**Task directions:**
Quote each line of the material verbatim, without the pictures.

______________________________

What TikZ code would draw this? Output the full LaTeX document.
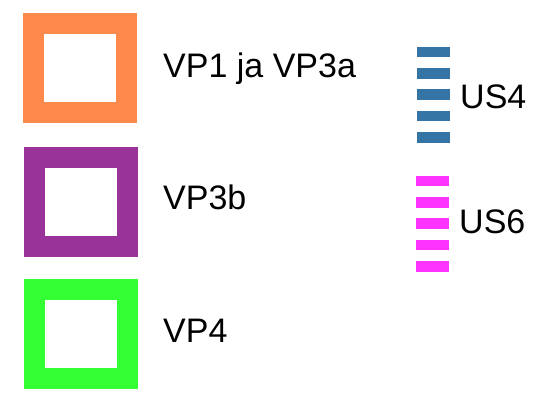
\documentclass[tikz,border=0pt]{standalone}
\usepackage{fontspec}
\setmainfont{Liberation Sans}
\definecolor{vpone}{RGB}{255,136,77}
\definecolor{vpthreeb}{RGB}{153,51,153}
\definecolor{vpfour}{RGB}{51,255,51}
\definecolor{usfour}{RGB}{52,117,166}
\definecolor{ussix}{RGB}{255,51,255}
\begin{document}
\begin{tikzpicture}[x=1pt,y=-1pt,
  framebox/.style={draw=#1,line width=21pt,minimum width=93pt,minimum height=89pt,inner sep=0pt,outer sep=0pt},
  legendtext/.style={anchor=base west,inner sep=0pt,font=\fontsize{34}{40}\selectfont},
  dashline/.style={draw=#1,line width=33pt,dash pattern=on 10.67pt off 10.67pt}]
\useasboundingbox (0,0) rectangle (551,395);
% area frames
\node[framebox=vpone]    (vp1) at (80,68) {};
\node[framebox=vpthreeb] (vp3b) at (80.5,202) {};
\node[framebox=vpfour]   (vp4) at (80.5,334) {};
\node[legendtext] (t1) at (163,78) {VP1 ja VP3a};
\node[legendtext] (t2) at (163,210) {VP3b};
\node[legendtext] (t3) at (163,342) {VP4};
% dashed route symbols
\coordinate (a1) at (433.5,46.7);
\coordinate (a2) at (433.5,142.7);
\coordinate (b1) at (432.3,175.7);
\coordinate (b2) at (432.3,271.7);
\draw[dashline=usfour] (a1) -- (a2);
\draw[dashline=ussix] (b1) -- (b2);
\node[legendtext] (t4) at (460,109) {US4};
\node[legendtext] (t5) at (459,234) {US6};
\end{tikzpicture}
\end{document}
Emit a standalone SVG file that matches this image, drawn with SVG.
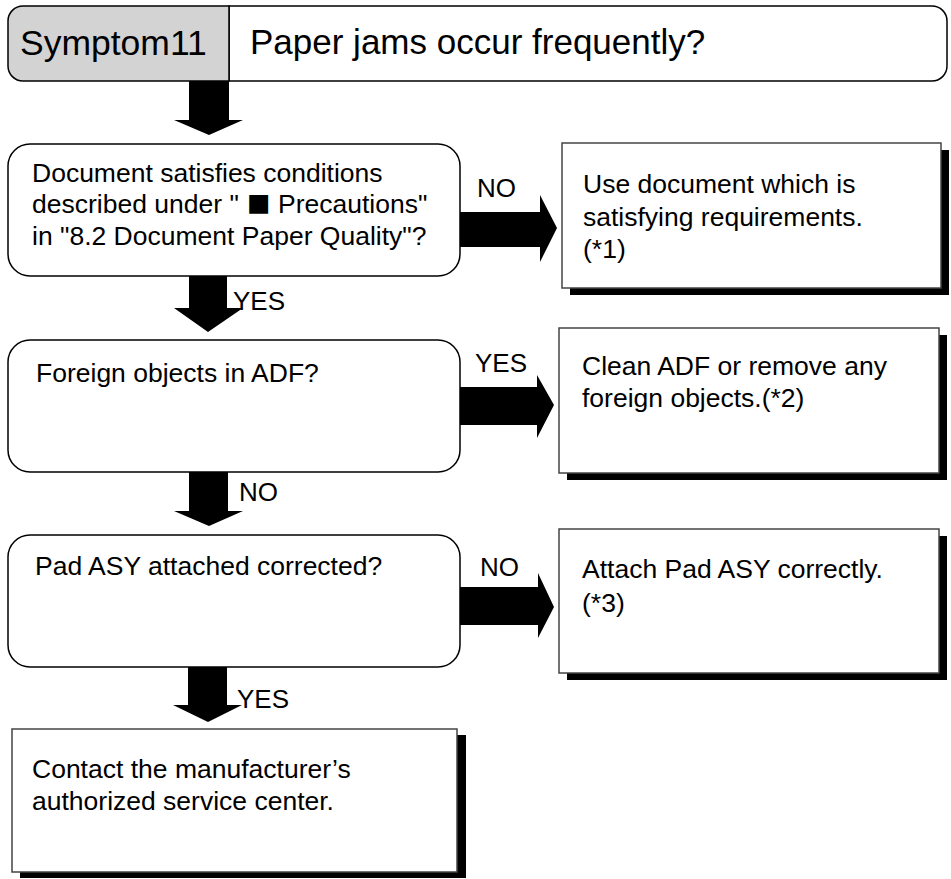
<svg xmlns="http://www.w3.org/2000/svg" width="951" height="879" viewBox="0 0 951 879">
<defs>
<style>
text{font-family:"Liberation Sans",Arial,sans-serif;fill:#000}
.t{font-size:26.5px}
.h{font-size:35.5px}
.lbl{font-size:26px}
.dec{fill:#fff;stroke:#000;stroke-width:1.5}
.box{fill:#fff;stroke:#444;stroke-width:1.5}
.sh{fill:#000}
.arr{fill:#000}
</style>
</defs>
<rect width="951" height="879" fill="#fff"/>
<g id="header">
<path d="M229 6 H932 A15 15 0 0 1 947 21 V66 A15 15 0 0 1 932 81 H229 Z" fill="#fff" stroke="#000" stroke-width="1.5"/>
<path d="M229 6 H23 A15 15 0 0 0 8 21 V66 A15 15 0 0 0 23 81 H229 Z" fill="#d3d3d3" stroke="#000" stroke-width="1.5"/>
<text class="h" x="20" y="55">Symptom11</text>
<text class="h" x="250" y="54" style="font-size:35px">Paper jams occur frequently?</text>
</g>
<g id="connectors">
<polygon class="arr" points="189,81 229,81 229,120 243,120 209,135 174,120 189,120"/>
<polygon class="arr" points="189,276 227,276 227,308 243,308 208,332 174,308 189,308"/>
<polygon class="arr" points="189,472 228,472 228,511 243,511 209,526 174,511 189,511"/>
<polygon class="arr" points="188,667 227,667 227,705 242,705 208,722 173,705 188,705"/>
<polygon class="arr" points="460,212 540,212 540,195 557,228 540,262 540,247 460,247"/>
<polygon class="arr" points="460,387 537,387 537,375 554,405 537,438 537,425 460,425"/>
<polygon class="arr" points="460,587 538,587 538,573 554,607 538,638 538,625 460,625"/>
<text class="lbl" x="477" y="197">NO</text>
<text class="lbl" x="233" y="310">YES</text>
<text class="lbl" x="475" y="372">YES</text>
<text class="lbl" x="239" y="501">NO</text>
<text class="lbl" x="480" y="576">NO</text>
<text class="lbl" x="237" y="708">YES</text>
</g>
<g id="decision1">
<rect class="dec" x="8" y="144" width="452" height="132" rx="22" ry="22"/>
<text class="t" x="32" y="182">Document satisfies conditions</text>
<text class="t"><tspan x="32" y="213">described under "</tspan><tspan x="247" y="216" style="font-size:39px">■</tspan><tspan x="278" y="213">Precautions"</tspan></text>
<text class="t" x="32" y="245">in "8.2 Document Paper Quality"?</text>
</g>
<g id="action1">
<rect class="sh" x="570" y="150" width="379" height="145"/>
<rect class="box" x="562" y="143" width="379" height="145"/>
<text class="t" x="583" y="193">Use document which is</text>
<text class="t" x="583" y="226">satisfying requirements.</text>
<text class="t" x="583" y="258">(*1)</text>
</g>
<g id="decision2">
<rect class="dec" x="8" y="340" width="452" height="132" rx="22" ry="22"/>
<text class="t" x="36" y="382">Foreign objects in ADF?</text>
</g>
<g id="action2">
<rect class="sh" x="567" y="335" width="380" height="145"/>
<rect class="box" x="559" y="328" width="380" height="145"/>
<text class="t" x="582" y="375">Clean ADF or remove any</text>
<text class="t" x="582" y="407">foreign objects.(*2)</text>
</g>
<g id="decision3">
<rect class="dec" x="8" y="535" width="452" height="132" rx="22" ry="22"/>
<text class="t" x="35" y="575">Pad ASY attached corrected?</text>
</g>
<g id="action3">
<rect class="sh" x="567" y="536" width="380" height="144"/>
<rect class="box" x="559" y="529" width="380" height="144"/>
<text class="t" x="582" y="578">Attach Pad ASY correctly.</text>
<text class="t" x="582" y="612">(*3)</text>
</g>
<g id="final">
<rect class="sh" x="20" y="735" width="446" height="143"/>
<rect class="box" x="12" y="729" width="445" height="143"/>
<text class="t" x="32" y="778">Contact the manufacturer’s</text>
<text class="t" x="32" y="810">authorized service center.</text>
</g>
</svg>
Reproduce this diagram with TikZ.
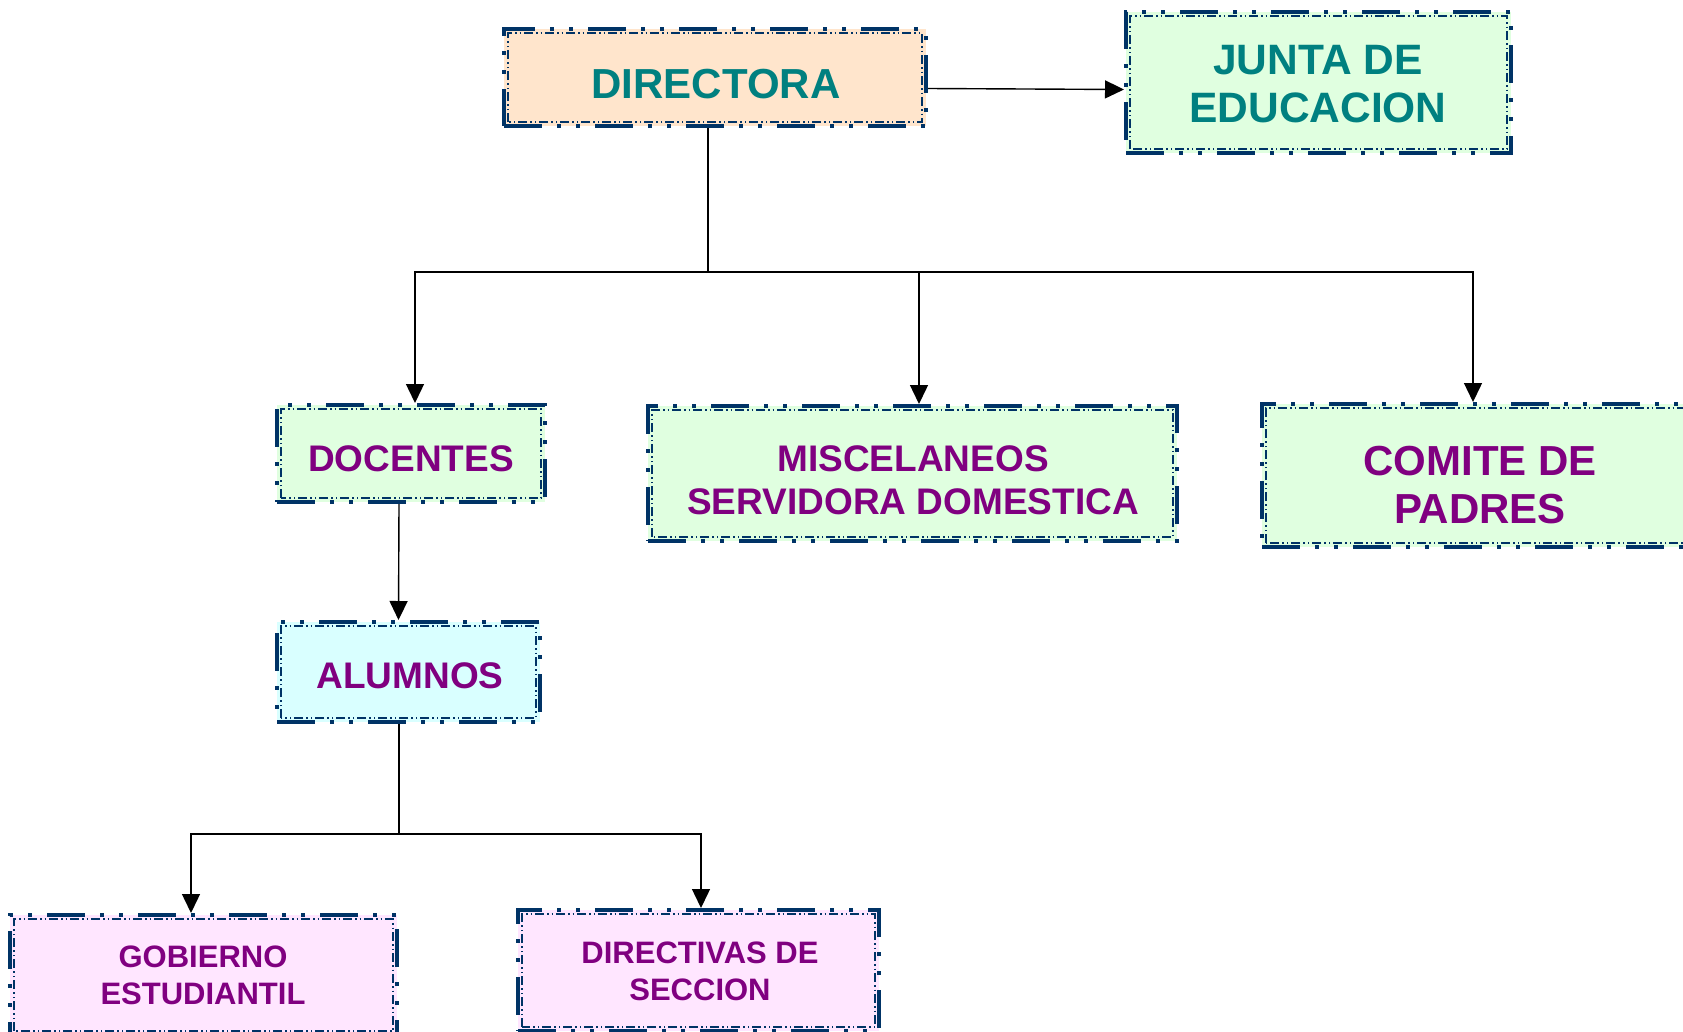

______________________________

**Answer to the task:**
What TikZ code would draw this? Output the full LaTeX document.
\documentclass[tikz,border=0pt]{standalone}
\usepackage{fontspec}
\setmainfont{Liberation Sans}
\definecolor{vpone}{RGB}{255,136,77}
\definecolor{vpthreeb}{RGB}{153,51,153}
\definecolor{vpfour}{RGB}{51,255,51}
\definecolor{usfour}{RGB}{52,117,166}
\definecolor{ussix}{RGB}{255,51,255}
\begin{document}
\begin{tikzpicture}[x=1pt,y=-1pt,
  framebox/.style={draw=#1,line width=21pt,minimum width=93pt,minimum height=89pt,inner sep=0pt,outer sep=0pt},
  legendtext/.style={anchor=base west,inner sep=0pt,font=\fontsize{34}{40}\selectfont},
  dashline/.style={draw=#1,line width=33pt,dash pattern=on 10.67pt off 10.67pt}]
\useasboundingbox (0,0) rectangle (551,395);
% area frames
\node[framebox=vpone]    (vp1) at (80,68) {};
\node[framebox=vpthreeb] (vp3b) at (80.5,202) {};
\node[framebox=vpfour]   (vp4) at (80.5,334) {};
\node[legendtext] (t1) at (163,78) {VP1 ja VP3a};
\node[legendtext] (t2) at (163,210) {VP3b};
\node[legendtext] (t3) at (163,342) {VP4};
% dashed route symbols
\coordinate (a1) at (433.5,46.7);
\coordinate (a2) at (433.5,142.7);
\coordinate (b1) at (432.3,175.7);
\coordinate (b2) at (432.3,271.7);
\draw[dashline=usfour] (a1) -- (a2);
\draw[dashline=ussix] (b1) -- (b2);
\node[legendtext] (t4) at (460,109) {US4};
\node[legendtext] (t5) at (459,234) {US6};
\end{tikzpicture}
\end{document}
Emit a standalone SVG file that matches this image, drawn with SVG.
<svg xmlns="http://www.w3.org/2000/svg" width="951" height="879" viewBox="0 0 951 879">
<defs>
<style>
text{font-family:"Liberation Sans",Arial,sans-serif;fill:#000}
.t{font-size:26.5px}
.h{font-size:35.5px}
.lbl{font-size:26px}
.dec{fill:#fff;stroke:#000;stroke-width:1.5}
.box{fill:#fff;stroke:#444;stroke-width:1.5}
.sh{fill:#000}
.arr{fill:#000}
</style>
</defs>
<rect width="951" height="879" fill="#fff"/>
<g id="header">
<path d="M229 6 H932 A15 15 0 0 1 947 21 V66 A15 15 0 0 1 932 81 H229 Z" fill="#fff" stroke="#000" stroke-width="1.5"/>
<path d="M229 6 H23 A15 15 0 0 0 8 21 V66 A15 15 0 0 0 23 81 H229 Z" fill="#d3d3d3" stroke="#000" stroke-width="1.5"/>
<text class="h" x="20" y="55">Symptom11</text>
<text class="h" x="250" y="54" style="font-size:35px">Paper jams occur frequently?</text>
</g>
<g id="connectors">
<polygon class="arr" points="189,81 229,81 229,120 243,120 209,135 174,120 189,120"/>
<polygon class="arr" points="189,276 227,276 227,308 243,308 208,332 174,308 189,308"/>
<polygon class="arr" points="189,472 228,472 228,511 243,511 209,526 174,511 189,511"/>
<polygon class="arr" points="188,667 227,667 227,705 242,705 208,722 173,705 188,705"/>
<polygon class="arr" points="460,212 540,212 540,195 557,228 540,262 540,247 460,247"/>
<polygon class="arr" points="460,387 537,387 537,375 554,405 537,438 537,425 460,425"/>
<polygon class="arr" points="460,587 538,587 538,573 554,607 538,638 538,625 460,625"/>
<text class="lbl" x="477" y="197">NO</text>
<text class="lbl" x="233" y="310">YES</text>
<text class="lbl" x="475" y="372">YES</text>
<text class="lbl" x="239" y="501">NO</text>
<text class="lbl" x="480" y="576">NO</text>
<text class="lbl" x="237" y="708">YES</text>
</g>
<g id="decision1">
<rect class="dec" x="8" y="144" width="452" height="132" rx="22" ry="22"/>
<text class="t" x="32" y="182">Document satisfies conditions</text>
<text class="t"><tspan x="32" y="213">described under "</tspan><tspan x="247" y="216" style="font-size:39px">■</tspan><tspan x="278" y="213">Precautions"</tspan></text>
<text class="t" x="32" y="245">in "8.2 Document Paper Quality"?</text>
</g>
<g id="action1">
<rect class="sh" x="570" y="150" width="379" height="145"/>
<rect class="box" x="562" y="143" width="379" height="145"/>
<text class="t" x="583" y="193">Use document which is</text>
<text class="t" x="583" y="226">satisfying requirements.</text>
<text class="t" x="583" y="258">(*1)</text>
</g>
<g id="decision2">
<rect class="dec" x="8" y="340" width="452" height="132" rx="22" ry="22"/>
<text class="t" x="36" y="382">Foreign objects in ADF?</text>
</g>
<g id="action2">
<rect class="sh" x="567" y="335" width="380" height="145"/>
<rect class="box" x="559" y="328" width="380" height="145"/>
<text class="t" x="582" y="375">Clean ADF or remove any</text>
<text class="t" x="582" y="407">foreign objects.(*2)</text>
</g>
<g id="decision3">
<rect class="dec" x="8" y="535" width="452" height="132" rx="22" ry="22"/>
<text class="t" x="35" y="575">Pad ASY attached corrected?</text>
</g>
<g id="action3">
<rect class="sh" x="567" y="536" width="380" height="144"/>
<rect class="box" x="559" y="529" width="380" height="144"/>
<text class="t" x="582" y="578">Attach Pad ASY correctly.</text>
<text class="t" x="582" y="612">(*3)</text>
</g>
<g id="final">
<rect class="sh" x="20" y="735" width="446" height="143"/>
<rect class="box" x="12" y="729" width="445" height="143"/>
<text class="t" x="32" y="778">Contact the manufacturer’s</text>
<text class="t" x="32" y="810">authorized service center.</text>
</g>
</svg>
Reproduce this diagram with TikZ.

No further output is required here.